Cost conscious travellers (and high yield business travellers in particular) will find much cheaper alternatives to the UK.

That it is likely to prove to be counter productive is a generally accepted view.

Other countries, in particular Belgium and Holland, have rejected the tax.  Both will benefit from passengers diverting from Germany and the UK.  Their view is that increased transit traffic will more than make up for any duty levied.

Have you noticed the amount of noise generated by certain airlines in respect of APD?

Virtual silence!

Why?

Because APD actually generates revenue for the airline.

Cancel your flight, or fail to turn up.  Do you make a claim for the return of the duty paid?  The airlines make it too expensive. 

According to a WHICH survey the worst offenders were found to be Jet2.com, charging £40 per transaction, while Flybe and bmi charge £25 per person.  The British Airways cost is between £15 and £30 per person, and Ryanair £15 each individual.  Monarch and Thomson Airways each require £25 per transaction, regardless of the number of passengers on the booking.

Easyjet was the only airline in the survey that did not charge an administration fee for reclaiming APD.

Take an airline with a single class operation moving 70m passengers annually.  Let us say that 40% of that number is UK generated, and it is split 50/50 between outgoing and incoming passengers.  14m passengers taxable.  At a guess 5% don’t travel for one reason or another.  700,000, but it could be as many as one million.  Within Europe (ie less than 2,000 miles capital to capital) the new fee is £12 but with Tel Aviv and Cairo now within the focus of the budget airlines APD will be £45! 

Our guess is for a 70m-passenger airline the tax not passed on will be between £12m and £15m, not an insubstantial figure.

There are two ways around this problem.

Install departure tax machines at the airports.  The cost in relation to income is insignificant and transit passengers will not be hit by a totally unfair tax.  The Treasury receives its money instantly.  From an airline marketing point of view it keeps the visible cost down.

An alternative is to change the function of APD.  Make it an inclusive booking tax rather than a departure tax. 

Only if the booking is cancelled is the tax not passed on to Government.

It is a separate issue, but the current practice of airlines charging extra for taxes and fees is totally immoral.  Taxes are one thing, but the so-called fees are just operational costs that should be part of the fare.  Any breakdown needs to note the duty separately.

The Treasury is just as bad as the airlines in concealing the tax situation.

Go to HM Revenue & Customs and you will find all the details set out in civil service language including the current charges.  The November 2010 costs are not noted.  Visit HMRC.  For whatever reasons the new taxes are not in the simple form of the previous document but have to be downloaded as a PDF.  Not easy.  Much better to visit Wikipedia where it is all set out very clearly.
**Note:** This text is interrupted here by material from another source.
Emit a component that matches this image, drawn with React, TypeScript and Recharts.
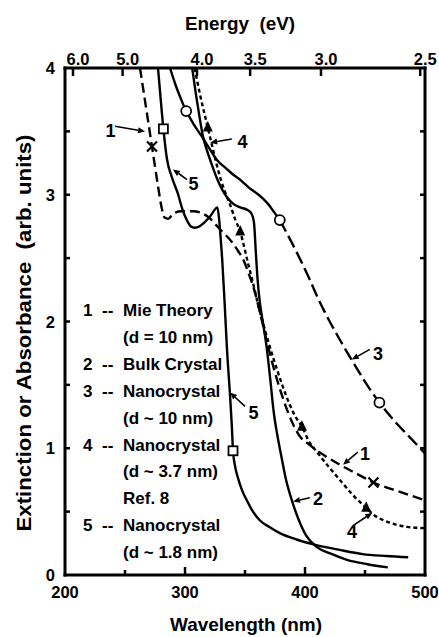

This government is likely to destroy the UK’s once thriving air transport industry.  The Transport Minister is largely invisible and silent on aviation matters and his deputy, who held the position in opposition, seems opposed to air transport.  Perhaps she takes her holidays by train.

AERBT will again repeat its view.  The Chancellor should review the situation and cancel/postpone the November tax hike.  He should take into consideration the 2012 EU Emissions Trading Scheme which will not single out the UK.  And use the Conservative Party Conference to establish grass root views.  At the end of the day the duty rise was signalled by the previous administration and a change of view will cause no embarrassment.